秋田弁をスペイン語のような語感で作詞した「Oi bamba!(おい・ばんば)」。「Bamba」というのはおばあさんのこと。「おい、おばあさん、あなたの旦那さんはどこへいったの?」という、おかしくも切ない内容なのですが、地元では一人暮らしのおばあさんの世帯も増えてきました。法事のため出掛けた先でおばあさんと話していると、昔の苦労話や現状への憂いなどの話題が多いのです。それをそのまま歌詞にしたのですが、地元のライブでは大ウケします。意味は伝わっていないと思うのですが、外国の人などは踊り出したりします(笑)。ワールドミュージックって、歌詞の意味なんてあまり気にせず、語感とリズムを楽しんで聴くことができればいいと思っているのです。あえて訳詞を付けずに「秋田県民だけが分かる」というドメスティックな特別感を持たせました。

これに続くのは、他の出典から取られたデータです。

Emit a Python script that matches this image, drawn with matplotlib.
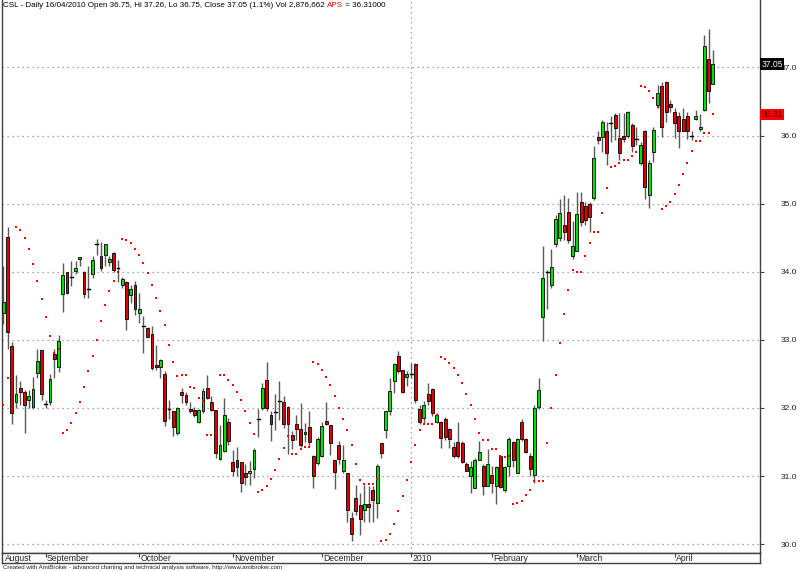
import matplotlib
matplotlib.use('Agg')
import matplotlib.pyplot as plt
from matplotlib.patches import Rectangle
import matplotlib.transforms as mtransforms

# ---------------- data ----------------
opens = [33.40, 34.51, 32.91, 32.08, 32.29, 32.24, 32.12, 32.01, 32.51, 32.85,
         32.06, 32.08, 32.79, 32.60, 33.68, 34.00, 33.93, 34.01, 34.19, 34.00,
         33.75, 33.97, 34.41, 34.23, 34.25, 34.15, 34.28, 34.05, 33.81, 33.85,
         33.66, 33.80, 33.40, 33.20, 33.17, 33.08, 32.63, 32.60, 32.50, 31.99,
         31.95, 31.63, 32.24, 32.19, 31.99, 31.97, 31.80, 31.96, 32.30, 32.09,
         31.97, 31.25, 31.37, 31.80, 31.21, 31.23, 31.20, 31.05, 31.05, 31.10,
         31.84, 32.00, 32.41, 31.89, 31.94, 32.10, 32.09, 32.01, 31.60, 31.77,
         31.69, 31.62, 31.72, 31.30, 31.19, 31.30, 31.81, 31.75, 31.23, 31.46,
         31.07, 31.04, 30.38, 30.68, 30.58, 30.50, 30.59, 30.80, 30.60, 31.48,
         31.68, 31.95, 32.40, 32.76, 32.55, 32.45, 32.50, 32.65, 31.99, 31.85,
         32.20, 32.28, 31.80, 31.80, 31.84, 31.69, 31.43, 31.50, 31.49, 31.17,
         31.00, 30.83, 31.24, 31.15, 30.85, 31.02, 30.86, 31.29, 30.80, 31.15,
         31.50, 31.05, 31.79, 31.55, 31.30, 31.02, 32.02, 33.33, 33.99, 33.81,
         34.41, 34.50, 34.69, 34.87, 34.23, 34.31, 35.02, 34.96, 34.99, 35.09,
         35.98, 35.98, 36.07, 36.18, 36.30, 35.97, 36.00, 35.99, 36.15, 35.95,
         35.59, 36.06, 35.13, 35.76, 36.45, 36.73, 36.79, 36.47, 36.34, 36.29,
         36.24, 36.29, 35.99, 36.24, 36.09, 36.38, 37.12, 36.75]
highs = [34.08, 34.65, 32.97, 32.49, 32.39, 32.27, 32.27, 32.45, 32.86, 32.85,
         32.11, 32.50, 32.86, 33.07, 34.13, 34.00, 34.16, 34.16, 34.22, 34.01,
         34.08, 34.23, 34.48, 34.44, 34.40, 34.23, 34.29, 34.17, 33.92, 33.87,
         33.80, 33.87, 33.69, 33.35, 33.19, 33.20, 32.92, 32.72, 32.54, 32.12,
         31.95, 32.01, 32.29, 32.24, 32.09, 32.02, 31.99, 32.30, 32.48, 32.18,
         31.97, 31.75, 32.15, 31.85, 31.38, 31.42, 31.21, 31.18, 31.22, 31.41,
         31.98, 32.37, 32.67, 31.95, 32.20, 32.40, 32.17, 32.03, 31.66, 31.90,
         32.07, 31.78, 31.95, 31.31, 31.58, 31.80, 32.08, 31.75, 31.24, 31.52,
         31.45, 31.04, 30.47, 30.87, 30.75, 30.87, 30.86, 30.86, 31.17, 31.48,
         31.96, 32.44, 32.66, 32.83, 32.56, 32.54, 32.66, 32.66, 32.05, 32.10,
         32.37, 32.29, 31.93, 31.81, 31.86, 31.71, 31.50, 31.79, 31.51, 31.20,
         31.22, 31.27, 31.51, 31.18, 31.39, 31.15, 31.15, 31.29, 31.15, 31.58,
         31.51, 31.56, 31.84, 31.56, 31.34, 32.05, 32.44, 34.38, 34.03, 34.34,
         34.84, 35.07, 35.13, 35.08, 34.74, 35.17, 35.17, 35.02, 35.02, 35.85,
         36.06, 36.23, 36.20, 36.29, 36.33, 36.33, 36.33, 36.36, 36.18, 36.12,
         35.91, 36.08, 35.64, 36.13, 36.74, 36.78, 36.80, 36.52, 36.40, 36.35,
         36.41, 36.35, 36.06, 36.38, 36.32, 37.47, 37.56, 37.26]
lows = [33.23, 32.86, 31.77, 32.00, 32.05, 31.63, 32.00, 31.99, 32.44, 32.12,
        32.00, 32.04, 32.44, 32.53, 33.41, 33.67, 33.79, 33.96, 34.08, 33.62,
        33.62, 33.91, 34.25, 34.01, 34.08, 34.08, 33.99, 33.85, 33.76, 33.15,
        33.54, 33.37, 33.25, 32.81, 33.04, 32.56, 32.56, 32.44, 31.73, 31.84,
        31.59, 31.61, 32.07, 32.04, 31.92, 31.87, 31.78, 31.93, 32.13, 31.96,
        31.26, 31.24, 31.36, 31.46, 31.00, 31.00, 30.77, 30.87, 30.87, 30.97,
        31.58, 31.97, 31.95, 31.51, 31.68, 31.83, 31.71, 31.33, 31.40, 31.53,
        31.42, 31.50, 31.42, 30.82, 31.16, 31.28, 31.75, 31.31, 30.81, 31.17,
        31.05, 30.33, 30.04, 30.43, 30.13, 30.33, 30.32, 30.33, 30.39, 31.27,
        31.56, 31.89, 32.22, 32.51, 32.22, 32.32, 32.44, 32.07, 31.76, 31.76,
        32.05, 31.88, 31.78, 31.41, 31.53, 31.41, 31.27, 31.27, 31.19, 31.07,
        30.75, 30.82, 31.24, 30.72, 30.85, 30.75, 30.59, 30.82, 30.76, 31.00,
        31.13, 31.04, 31.52, 31.34, 31.00, 30.90, 31.99, 32.98, 33.45, 33.76,
        34.36, 34.45, 34.47, 34.42, 34.19, 34.30, 34.67, 34.69, 34.58, 35.05,
        35.88, 35.76, 35.57, 35.90, 35.94, 35.64, 35.91, 35.96, 35.76, 35.86,
        35.57, 35.07, 34.93, 35.61, 36.40, 35.98, 36.20, 36.35, 35.96, 35.81,
        36.06, 35.95, 35.94, 36.23, 36.06, 36.36, 36.48, 36.75]
closes = [33.56, 33.12, 31.93, 32.20, 32.24, 32.04, 32.17, 32.28, 32.69, 32.21,
          32.06, 32.42, 32.72, 32.98, 33.95, 33.69, 33.93, 34.05, 34.21, 33.68,
          33.75, 34.17, 34.41, 34.05, 34.40, 34.19, 34.02, 34.05, 33.90, 33.30,
          33.75, 33.46, 33.46, 33.20, 33.04, 32.59, 32.60, 32.70, 31.81, 31.99,
          31.72, 32.00, 32.19, 32.09, 31.95, 31.89, 31.97, 32.25, 32.15, 31.97,
          31.34, 31.46, 31.90, 31.51, 31.08, 31.14, 30.90, 30.98, 31.08, 31.38,
          31.84, 32.29, 32.00, 31.77, 31.94, 32.10, 31.76, 31.77, 31.53, 31.69,
          31.45, 31.65, 31.50, 31.00, 31.54, 31.74, 31.76, 31.48, 31.06, 31.25,
          31.23, 30.50, 30.15, 30.48, 30.37, 30.59, 30.54, 30.65, 31.15, 31.34,
          31.96, 32.25, 32.64, 32.54, 32.24, 32.50, 32.50, 32.11, 31.80, 32.04,
          32.10, 31.93, 31.89, 31.56, 31.57, 31.54, 31.30, 31.30, 31.21, 31.08,
          31.14, 31.24, 31.35, 30.85, 31.18, 30.90, 31.13, 30.84, 31.13, 31.55,
          31.24, 31.55, 31.54, 31.35, 31.11, 32.00, 32.26, 33.91, 33.99, 34.07,
          34.77, 34.86, 34.59, 34.46, 34.38, 34.85, 34.73, 34.76, 34.80, 35.67,
          35.93, 36.20, 35.75, 36.18, 36.11, 35.74, 35.95, 36.34, 35.85, 35.95,
          35.86, 35.25, 35.59, 36.08, 36.62, 36.13, 36.34, 36.42, 36.19, 36.06,
          36.07, 36.07, 35.99, 36.29, 36.13, 37.32, 36.66, 37.05]
sar = [32.04, 32.44, 32.80, 34.66, 34.61, 34.50, 34.33, 34.11, 33.86, 33.60,
       33.33, 33.05, 32.80, 32.87, 31.63, 31.67, 31.78, 31.92, 32.09, 32.31,
       32.54, 32.77, 33.00, 33.27, 33.51, 33.71, 33.87, 33.99, 34.48, 34.47,
       34.42, 34.34, 34.24, 34.13, 33.98, 33.81, 33.61, 33.42, 33.22, 32.92,
       32.68, 32.47, 32.48, 32.48, 32.31, 32.30, 32.15, 32.10, 31.60, 31.61,
       31.63, 32.49, 32.48, 32.41, 32.34, 32.24, 32.11, 31.95, 31.78, 31.62,
       30.76, 30.79, 30.85, 30.96, 31.09, 31.25, 31.41, 31.59, 31.32, 31.32,
       31.40, 31.43, 31.43, 32.67, 32.64, 32.55, 32.46, 32.33, 32.17, 32.00,
       31.84, 31.67, 31.45, 31.17, 30.94, 30.88, 30.89, 30.89, 30.95, 30.04,
       30.06, 30.15, 30.29, 30.48, 30.70, 30.94, 31.20, 31.45, 31.68, 31.76,
       31.76, 31.76, 31.90, 32.75, 32.72, 32.66, 32.59, 32.49, 32.36, 32.21,
       32.05, 31.84, 31.63, 31.53, 31.53, 31.40, 31.40, 31.30, 31.28, 31.29,
       30.59, 30.61, 30.64, 30.72, 30.80, 30.92, 30.92, 30.92, 31.48, 32.00,
       32.48, 32.96, 33.38, 33.73, 34.02, 33.99, 33.99, 34.23, 34.42, 34.58,
       34.58, 34.86, 35.23, 35.54, 35.55, 35.60, 35.64, 35.64, 35.70, 35.76,
       36.73, 36.71, 36.65, 36.55, 36.42, 34.92, 34.97, 35.03, 35.14, 35.28,
       35.43, 35.60, 35.77, 35.92, 35.92, 36.03, 36.03, 36.31]
month_labels = ['September', 'October', 'November', 'December', '2010',
                'February', 'March', 'April']
month_bars = [10, 32, 54, 75, 96, 115, 135, 158]
first_label = 'August'
price_ticks = [30.0, 31.0, 32.0, 33.0, 34.0, 35.0, 36.0, 37.0]
last_close = 37.05
last_sar = 36.31

title_main = ('CSL - Daily 16/04/2010 Open 36.75, Hi 37.26, Lo 36.75, '
              'Close 37.05 (1.1%) Vol 2,876,662 ')
title_aps = 'APS'
title_tail = ' = 36.31000'
footer = ('Created with AmiBroker - advanced charting and technical analysis '
          'software. http://www.amibroker.com')

# ---------------- figure ----------------
plt.rcParams['font.family'] = ['Liberation Sans', 'DejaVu Sans']
W, H = 800, 571
fig = plt.figure(figsize=(W / 100, H / 100), dpi=100)
fig.patch.set_facecolor('white')

x_left, x_right = 2, 760
ax = fig.add_axes([x_left / W, (H - 553) / H, (x_right - x_left) / W, 553 / H])
ax.set_facecolor('white')
ax.set_xlim(-0.3, 178.1)
ax.set_ylim(29.87, 37.99)

grid_style = dict(color='#8c8c8c', lw=0.9, linestyle=(0, (1, 3)), zorder=0)
for p in price_ticks:
    ax.axhline(p, **grid_style)
ax.axvline(month_bars[4], **grid_style)

bw = 0.68
for i in range(len(opens)):
    o, h, l, c = opens[i], highs[i], lows[i], closes[i]
    ax.plot([i, i], [l, h], color='#5a5a5a', lw=1.0, zorder=2,
            solid_capstyle='butt')
    if abs(c - o) < 0.015:
        ax.plot([i - bw / 2, i + bw / 2], [c, c], color='black', lw=1.0, zorder=3)
    else:
        col = '#00e000' if c > o else '#e00000'
        ax.add_patch(Rectangle((i - bw / 2, min(o, c)), bw, abs(c - o),
                               facecolor=col, edgecolor='black', lw=0.6, zorder=3))

ax.scatter(range(len(sar)), sar, marker='s', s=2.2, color='#ff0000',
           linewidths=0, zorder=4)

ax.spines['top'].set_visible(False)
for s in ['left', 'right', 'bottom']:
    ax.spines[s].set_color('#404040')
    ax.spines[s].set_linewidth(1.0)
ax.set_xticks([])
ax.set_yticks(price_ticks)
ax.set_yticklabels([f'{p:.1f}' for p in price_ticks])
ax.tick_params(axis='y', left=False, labelleft=False, right=True,
               labelright=True, direction='out', length=3, width=0.8,
               color='#404040', pad=12, labelsize=6.0, labelcolor='#202020')

trans = mtransforms.blended_transform_factory(ax.transAxes, ax.transData)
ax.text(1.002, last_close, f'{last_close:.2f}', transform=trans, ha='left',
        va='center', fontsize=6.2, color='white', zorder=10,
        bbox=dict(boxstyle='square,pad=0.12', fc='black', ec='none'))
ax.text(1.002, last_sar, f'{last_sar:.2f}', transform=trans, ha='left',
        va='center', fontsize=6.2, color='#5a0000', zorder=10,
        bbox=dict(boxstyle='square,pad=0.12', fc='#ff0000', ec='none'))

# title line
tfs = 5.75
t1 = ax.text(0.0015, 0.997, title_main, transform=ax.transAxes, ha='left',
             va='top', fontsize=tfs, color='black')
fig.canvas.draw()
bb = t1.get_window_extent()
inv = ax.transAxes.inverted()
x2 = inv.transform((bb.x1, bb.y1))[0]
t2 = ax.text(x2, 0.997, title_aps, transform=ax.transAxes, ha='left',
             va='top', fontsize=tfs, color='#ff0000')
fig.canvas.draw()
bb2 = t2.get_window_extent()
x3 = inv.transform((bb2.x1, bb2.y1))[0]
ax.text(x3, 0.997, title_tail, transform=ax.transAxes, ha='left',
        va='top', fontsize=tfs, color='black')

# date band
ax2 = fig.add_axes([x_left / W, (H - 563) / H, (x_right - x_left) / W, 10 / H])
ax2.set_xlim(ax.get_xlim())
ax2.set_ylim(0, 1)
ax2.set_yticks([])
ax2.set_xticks(month_bars)
ax2.set_xticklabels([])
ax2.tick_params(axis='x', top=True, bottom=False, direction='in', length=3,
                width=0.8, color='#404040')
for s in ax2.spines.values():
    s.set_color('#404040')
    s.set_linewidth(1.0)
ax2.text(0.4, 0.45, first_label, ha='left', va='center', fontsize=6.2,
         color='#202020')
for b, lab in zip(month_bars, month_labels):
    ax2.text(b + 0.25, 0.45, lab, ha='left', va='center', fontsize=6.2,
             color='#202020')

fig.text(3 / W, 1 - 567 / H, footer, ha='left', va='center', fontsize=4.45,
         color='#202020')

fig.savefig('out.png', dpi=100, facecolor='white')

自分自身や友人の恋愛観や結婚などがテーマの「いまも、いまも。」。曹洞宗の開祖・道元禅師が「而今(にこん)」という言葉を残しています。これは「いま、ここ」しか確かなものはないという意味です。過去は変えられないし、今を大切にしなければ確かな未来がない。また、お釈迦さまは「対機説法」といって、受け取り手が分かるような平易な言葉で法を説けと示されています。「じんわり」と感じた感動や愛について、仏教のフィルターを通しながら難しい言葉を使わずに表現した曲です。
雪が溶けた春のお彼岸に、愛する人を亡くした人々がお花を携えて墓参りする姿を見て書いた「恋人たちの花まつり」。お釈迦さまの誕生日「花まつり」がクリスマスに比べて盛り上がらないので、クリスマスソング的に「花まつりソング」を作ろうと。しかし、寺に住んでいると、愛する人と死に別れる人々とたくさん関わります。「姿が見えなくても愛する気持ちは、花を供える心を通して伝わっているよ」と歌っています。
地元で過ごした高校生ぐらいのころは、田舎の閉塞感から解放されて、憧れの都会を謳歌したいという気持ちでいっぱいでした。その後、大学やブラジルでの生活、カリブでの音楽修行を経て、おなかいっぱいで秋田に戻りました。ここで一生過ごさなければならないのなら、うちの寺のお釈迦さまの手に抱かれながらここでしか書けない歌を作ろうと決意しました。先ほどお話しした「知足」を胸に、寂しく見える町だけど、いつかきっと極楽に変わるんだ、歌うことで変えてみせるんだという希望を表現したのが、ラスト曲「まわる」です。
――このアルバムを、どのように聴いてもらいたいですか?
地方の過疎化や高齢化は全国的な課題ですが、秋田は人口減少率ナンバーワンの「過疎地代表」。「過疎地」をポジティブに捉え直すことで、心の持ち方を変えていくことはできるはず。私自身、自由に動けるのならどこ行ってもいいのですが、秋田で一生過ごすことが決まっているのだからしょうがない。極楽に変えていくことができるはずです。そのように考えて、人生を謳歌する人が増えてくれたらうれしいですね。
――バンドはこれから、どのように発展するでしょう?
ローカルだからクオリティーが低いと思われがちですが、ローカルにこそワールドミュージックのうま味があります。これからもバンド活動を通じて、ローカルに詰まっているものを発揮していきたいですね。私を含めてメンバーに子どもが生まれたり、それぞれの生活スタイルは変化したりしています。ですから、やりたいことも常に変わっていきます。無常・無我の世で、ご縁を大切にしながら今できること、やりたいことを大切に、導かれた現場をしっかり楽しんでやっていくことができれば。